» **Written exercise**
Set the listing down again exactly, please, apart from its pictures.
--
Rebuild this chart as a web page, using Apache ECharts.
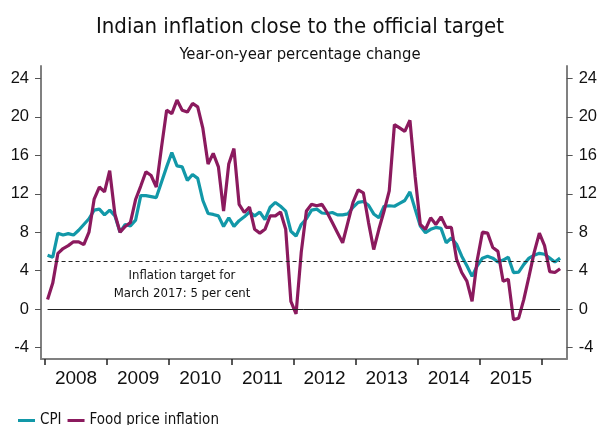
<!DOCTYPE html>
<html>
<head>
<meta charset="utf-8">
<script src="https://cdn.jsdelivr.net/npm/echarts@6/dist/echarts.min.js"></script>
<style>html,body{margin:0;padding:0;background:#fff;}#chart{width:600px;height:425px;}</style>
</head>
<body>
<div id="chart"></div>
<script>
// Monthly data, Jan 2008 - Apr 2016 (year-on-year % change)
const startYear = 2008;
const cpi = [
  5.6, 5.4, 7.9, 7.7, 7.85, 7.7, 8.2, 8.8, 9.4, 10.3, 10.4, 9.8,
  10.3, 9.7, 8.0, 8.8, 8.65, 9.25, 11.8, 11.8, 11.7, 11.6, 13.2, 14.8,
  16.3, 14.9, 14.8, 13.4, 14.0, 13.6, 11.3, 9.95, 9.85, 9.7, 8.6, 9.5,
  8.6, 9.2, 9.6, 10.1, 9.7, 10.1, 9.3, 10.6, 11.1, 10.7, 10.2, 8.1,
  7.6, 8.8, 9.4, 10.3, 10.4, 10.0, 9.95, 10.05, 9.8, 9.8, 9.9, 10.6,
  11.1, 11.2, 10.8, 9.9, 9.5, 10.7, 10.75, 10.7, 11.0, 11.3, 12.2, 10.4,
  8.65, 7.95, 8.3, 8.5, 8.4, 6.9, 7.4, 6.75, 5.5, 4.5, 3.4, 4.5,
  5.3, 5.5, 5.3, 4.9, 5.1, 5.4, 3.8, 3.85, 4.65, 5.3, 5.6, 5.8,
  5.7, 5.3, 4.9, 5.3
];
const food = [
  1.0, 2.7, 5.8, 6.3, 6.6, 7.0, 7.0, 6.7, 8.0, 11.45, 12.7, 12.2,
  14.4, 9.9, 8.0, 8.6, 9.0, 11.4, 12.8, 14.3, 13.9, 12.7, 16.8, 20.7,
  20.35, 21.75, 20.7, 20.5, 21.4, 21.05, 18.8, 15.1, 16.2, 14.8, 10.2, 15.1,
  16.7, 10.9, 10.05, 10.6, 8.3, 7.9, 8.3, 9.7, 9.7, 10.1, 8.3, 0.8,
  -0.5, 5.9, 10.2, 10.9, 10.75, 10.9, 10.05, 9.0, 7.95, 6.9, 9.0, 11.1,
  12.4, 12.1, 9.0, 6.2, 8.3, 10.2, 12.3, 19.2, 18.85, 18.5, 19.65, 13.8,
  8.8, 8.3, 9.5, 8.8, 9.6, 8.5, 8.5, 5.2, 3.8, 2.9, 0.8, 5.1,
  8.0, 7.9, 6.4, 6.0, 2.9, 3.1, -1.1, -0.95, 1.0, 3.4, 5.9, 7.9,
  6.6, 3.9, 3.8, 4.2
];
const yTicks = [-4, 0, 4, 8, 12, 16, 20, 24];
const yearLabels = ['2008', '2009', '2010', '2011', '2012', '2013', '2014', '2015'];
const targetValue = 5;
const seriesNames = ['CPI', 'Food price inflation'];
const titleText = 'Indian inflation close to the official target';
const subtitleText = 'Year-on-year percentage change';
const noteText = 'Inflation target for\nMarch 2017: 5 per cent';

// month index -> x value (points at mid-month)
const toXY = arr => arr.map((v, i) => [i + 0.5, v]);
const yearStarts = yearLabels.map((_, k) => k * 12).concat([yearLabels.length * 12]);
const yearMids = yearLabels.map((_, k) => k * 12 + 6);
const firstX = 0.5, lastX = cpi.length - 0.5;

const NARROW = "'Liberation Sans Narrow', 'DejaVu Sans Condensed', 'Liberation Sans', sans-serif";
const NUM = "'Liberation Sans', 'DejaVu Sans', sans-serif";
const teal = '#1298a8';
const purple = '#8b1a5e';

const yAxisBase = {
  type: 'value', min: -5.2, max: 25.3,
  splitLine: { show: false },
  axisLine: { show: true, onZero: false, lineStyle: { color: '#808080', width: 2 } },
  axisTick: { show: true, customValues: yTicks, length: 6, lineStyle: { color: '#555', width: 1 } },
  axisLabel: { customValues: yTicks, fontSize: 16.5, color: '#111', margin: 12, fontFamily: NUM }
};

const chart = echarts.init(document.getElementById('chart'), null, { renderer: 'canvas' });
chart.setOption({
  animation: false,
  backgroundColor: '#fff',
  title: [
    { text: titleText, left: 'center', top: 11, textStyle: { fontSize: 22, fontWeight: 'normal', color: '#111', fontFamily: NARROW } },
    { text: subtitleText, left: 'center', top: 41, textStyle: { fontSize: 16.5, fontWeight: 'normal', color: '#111', fontFamily: NARROW } }
  ],
  legend: {
    left: 13, top: 408, itemWidth: 17, itemHeight: 3, itemGap: 6, icon: 'rect',
    textStyle: { fontSize: 15, color: '#111', fontFamily: NARROW },
    data: seriesNames
  },
  grid: { left: 41, right: 33, top: 66, bottom: 66, containLabel: false },
  xAxis: {
    type: 'value', min: -0.77, max: 100.77,
    splitLine: { show: false },
    axisLine: { show: true, onZero: false, lineStyle: { color: '#808080', width: 2 } },
    axisTick: { show: true, customValues: yearStarts, length: 6, lineStyle: { color: '#222', width: 1.5 } },
    axisLabel: {
      customValues: yearMids, fontSize: 19, color: '#111', margin: 10, fontFamily: NUM,
      formatter: v => yearLabels[Math.round((v - 6) / 12)]
    }
  },
  yAxis: [
    Object.assign({}, yAxisBase, { position: 'left' }),
    Object.assign({}, yAxisBase, { position: 'right' })
  ],
  graphic: [
    { type: 'text', x: 182, y: 267, silent: true,
      style: { text: noteText, fill: '#111', font: "13px " + NARROW, textAlign: 'center', textVerticalAlign: 'top', lineHeight: 18 } }
  ],
  series: [
    {
      name: seriesNames[0], type: 'line', data: toXY(cpi), showSymbol: false, symbol: 'none',
      color: teal, lineStyle: { color: teal, width: 3.2 },
      markLine: {
        silent: true, symbol: ['none', 'none'], label: { show: false },
        data: [
          [{ coord: [firstX, 0], lineStyle: { color: '#222', width: 1, type: 'solid' } }, { coord: [lastX, 0] }],
          [{ coord: [firstX, targetValue], lineStyle: { color: '#222', width: 1, type: [4, 3] } }, { coord: [lastX, targetValue] }]
        ]
      }
    },
    {
      name: seriesNames[1], type: 'line', data: toXY(food), showSymbol: false, symbol: 'none',
      color: purple, lineStyle: { color: purple, width: 3.2 }
    }
  ]
});
</script>
</body>
</html>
--
» **Result**
Rebuild this chart as a web page, using Apache ECharts.
<!DOCTYPE html>
<html>
<head>
<meta charset="utf-8">
<script src="https://cdn.jsdelivr.net/npm/echarts@6/dist/echarts.min.js"></script>
<style>html,body{margin:0;padding:0;background:#fff;}#chart{width:600px;height:425px;}</style>
</head>
<body>
<div id="chart"></div>
<script>
// Monthly data, Jan 2008 - Apr 2016 (year-on-year % change)
const startYear = 2008;
const cpi = [
  5.6, 5.4, 7.9, 7.7, 7.85, 7.7, 8.2, 8.8, 9.4, 10.3, 10.4, 9.8,
  10.3, 9.7, 8.0, 8.8, 8.65, 9.25, 11.8, 11.8, 11.7, 11.6, 13.2, 14.8,
  16.3, 14.9, 14.8, 13.4, 14.0, 13.6, 11.3, 9.95, 9.85, 9.7, 8.6, 9.5,
  8.6, 9.2, 9.6, 10.1, 9.7, 10.1, 9.3, 10.6, 11.1, 10.7, 10.2, 8.1,
  7.6, 8.8, 9.4, 10.3, 10.4, 10.0, 9.95, 10.05, 9.8, 9.8, 9.9, 10.6,
  11.1, 11.2, 10.8, 9.9, 9.5, 10.7, 10.75, 10.7, 11.0, 11.3, 12.2, 10.4,
  8.65, 7.95, 8.3, 8.5, 8.4, 6.9, 7.4, 6.75, 5.5, 4.5, 3.4, 4.5,
  5.3, 5.5, 5.3, 4.9, 5.1, 5.4, 3.8, 3.85, 4.65, 5.3, 5.6, 5.8,
  5.7, 5.3, 4.9, 5.3
];
const food = [
  1.0, 2.7, 5.8, 6.3, 6.6, 7.0, 7.0, 6.7, 8.0, 11.45, 12.7, 12.2,
  14.4, 9.9, 8.0, 8.6, 9.0, 11.4, 12.8, 14.3, 13.9, 12.7, 16.8, 20.7,
  20.35, 21.75, 20.7, 20.5, 21.4, 21.05, 18.8, 15.1, 16.2, 14.8, 10.2, 15.1,
  16.7, 10.9, 10.05, 10.6, 8.3, 7.9, 8.3, 9.7, 9.7, 10.1, 8.3, 0.8,
  -0.5, 5.9, 10.2, 10.9, 10.75, 10.9, 10.05, 9.0, 7.95, 6.9, 9.0, 11.1,
  12.4, 12.1, 9.0, 6.2, 8.3, 10.2, 12.3, 19.2, 18.85, 18.5, 19.65, 13.8,
  8.8, 8.3, 9.5, 8.8, 9.6, 8.5, 8.5, 5.2, 3.8, 2.9, 0.8, 5.1,
  8.0, 7.9, 6.4, 6.0, 2.9, 3.1, -1.1, -0.95, 1.0, 3.4, 5.9, 7.9,
  6.6, 3.9, 3.8, 4.2
];
const yTicks = [-4, 0, 4, 8, 12, 16, 20, 24];
const yearLabels = ['2008', '2009', '2010', '2011', '2012', '2013', '2014', '2015'];
const targetValue = 5;
const seriesNames = ['CPI', 'Food price inflation'];
const titleText = 'Indian inflation close to the official target';
const subtitleText = 'Year-on-year percentage change';
const noteText = 'Inflation target for\nMarch 2017: 5 per cent';

// month index -> x value (points at mid-month)
const toXY = arr => arr.map((v, i) => [i + 0.5, v]);
const yearStarts = yearLabels.map((_, k) => k * 12).concat([yearLabels.length * 12]);
const yearMids = yearLabels.map((_, k) => k * 12 + 6);
const firstX = 0.5, lastX = cpi.length - 0.5;

const NARROW = "'Liberation Sans Narrow', 'DejaVu Sans Condensed', 'Liberation Sans', sans-serif";
const NUM = "'Liberation Sans', 'DejaVu Sans', sans-serif";
const teal = '#1298a8';
const purple = '#8b1a5e';

const yAxisBase = {
  type: 'value', min: -5.2, max: 25.3,
  splitLine: { show: false },
  axisLine: { show: true, onZero: false, lineStyle: { color: '#808080', width: 2 } },
  axisTick: { show: true, customValues: yTicks, length: 6, lineStyle: { color: '#555', width: 1 } },
  axisLabel: { customValues: yTicks, fontSize: 16.5, color: '#111', margin: 12, fontFamily: NUM }
};

const chart = echarts.init(document.getElementById('chart'), null, { renderer: 'canvas' });
chart.setOption({
  animation: false,
  backgroundColor: '#fff',
  title: [
    { text: titleText, left: 'center', top: 11, textStyle: { fontSize: 22, fontWeight: 'normal', color: '#111', fontFamily: NARROW } },
    { text: subtitleText, left: 'center', top: 41, textStyle: { fontSize: 16.5, fontWeight: 'normal', color: '#111', fontFamily: NARROW } }
  ],
  legend: {
    left: 13, top: 408, itemWidth: 17, itemHeight: 3, itemGap: 6, icon: 'rect',
    textStyle: { fontSize: 15, color: '#111', fontFamily: NARROW },
    data: seriesNames
  },
  grid: { left: 41, right: 33, top: 66, bottom: 66, containLabel: false },
  xAxis: {
    type: 'value', min: -0.77, max: 100.77,
    splitLine: { show: false },
    axisLine: { show: true, onZero: false, lineStyle: { color: '#808080', width: 2 } },
    axisTick: { show: true, customValues: yearStarts, length: 6, lineStyle: { color: '#222', width: 1.5 } },
    axisLabel: {
      customValues: yearMids, fontSize: 19, color: '#111', margin: 10, fontFamily: NUM,
      formatter: v => yearLabels[Math.round((v - 6) / 12)]
    }
  },
  yAxis: [
    Object.assign({}, yAxisBase, { position: 'left' }),
    Object.assign({}, yAxisBase, { position: 'right' })
  ],
  graphic: [
    { type: 'text', x: 182, y: 267, silent: true,
      style: { text: noteText, fill: '#111', font: "13px " + NARROW, textAlign: 'center', textVerticalAlign: 'top', lineHeight: 18 } }
  ],
  series: [
    {
      name: seriesNames[0], type: 'line', data: toXY(cpi), showSymbol: false, symbol: 'none',
      color: teal, lineStyle: { color: teal, width: 3.2 },
      markLine: {
        silent: true, symbol: ['none', 'none'], label: { show: false },
        data: [
          [{ coord: [firstX, 0], lineStyle: { color: '#222', width: 1, type: 'solid' } }, { coord: [lastX, 0] }],
          [{ coord: [firstX, targetValue], lineStyle: { color: '#222', width: 1, type: [4, 3] } }, { coord: [lastX, targetValue] }]
        ]
      }
    },
    {
      name: seriesNames[1], type: 'line', data: toXY(food), showSymbol: false, symbol: 'none',
      color: purple, lineStyle: { color: purple, width: 3.2 }
    }
  ]
});
</script>
</body>
</html>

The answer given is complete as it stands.